Histological Criteria Predicts Lymphoma Transformation in Bone Marrow Biopsies
Posted on 16 Feb 2022
Large cell transformation (LCT) of indolent B-cell lymphomas, such as follicular lymphoma (FL) and chronic lymphocytic leukemia (CLL), signals a worse prognosis, at which point aggressive chemotherapy is initiated.
Although LCT is relatively straightforward to diagnose in lymph nodes, a marrow biopsy is often obtained first given its ease of procedure, low cost, and low morbidity. Criteria for morphologic evaluation of lymphoma transformation are not established in bone marrow biopsies.
Pathologists at the Yale Medicine (New Haven, CT, USA) and their colleagues studied the accuracy and reproducibility of a trained convolutional neural network in identifying LCT, in light of promising machine learning tools that may introduce greater objectivity to morphologic analysis. They retrospectively identified patients who had a diagnosis of FL or CLL who had undergone bone marrow biopsy for the clinical question of LCT.
They scored morphologic criteria and correlated results with clinical disease progression. In addition, whole slide scans were annotated into patches to train convolutional neural networks to discriminate between small and large tumor cells and to predict the patient's probability of transformation. All FL and CLL cases were scanned at ×40 magnification using a high-resolution Aperio scanner the Aperio ScanScope CS, (Aperio Technologies, Vista, CA, USA) and annotated with the digital pathology analysis software QuPath to define areas of maturing trilineage hematopoiesis, small cell lymphoma, and large cell lymphoma.
The investigators reported that using morphologic examination, the proportion of large lymphoma cells (≥10% in FL and ≥30% in CLL), chromatin pattern, distinct nucleoli, and proliferation index were significantly correlated with LCT in FL and CLL. Compared to pathologist-derived estimates, machine-generated quantification demonstrated better reproducibility and stronger correlation with final outcome data.
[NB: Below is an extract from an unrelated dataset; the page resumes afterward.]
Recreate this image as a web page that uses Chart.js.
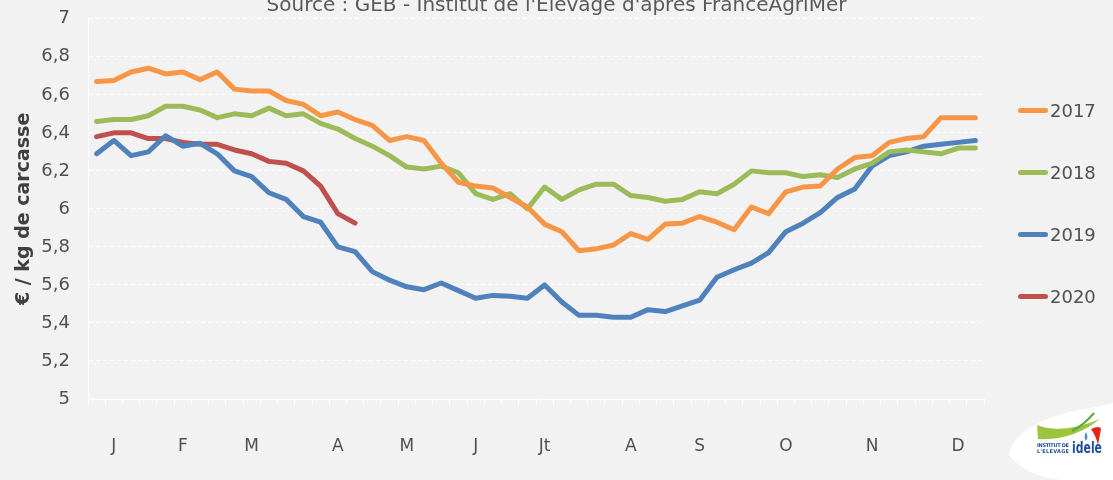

Of the four models considered, the end-to-end convolutional neural network (CNN)-based model obtained the best results, with an AUROC of 0.857. This was followed by the logistic regression model trained on surface area estimates extracted from QuPath annotations (AUROC, 0.851).
The authors concluded that their histologic findings may serve as indications of LCT in bone marrow biopsies. The pathologist-augmented with machine system appeared to be the most predictive, arguing for greater efforts to validate and implement these tools to further enhance physician practice. The study was published in the February 2022 issue of the journal Archives of Pathology and Laboratory Medicine.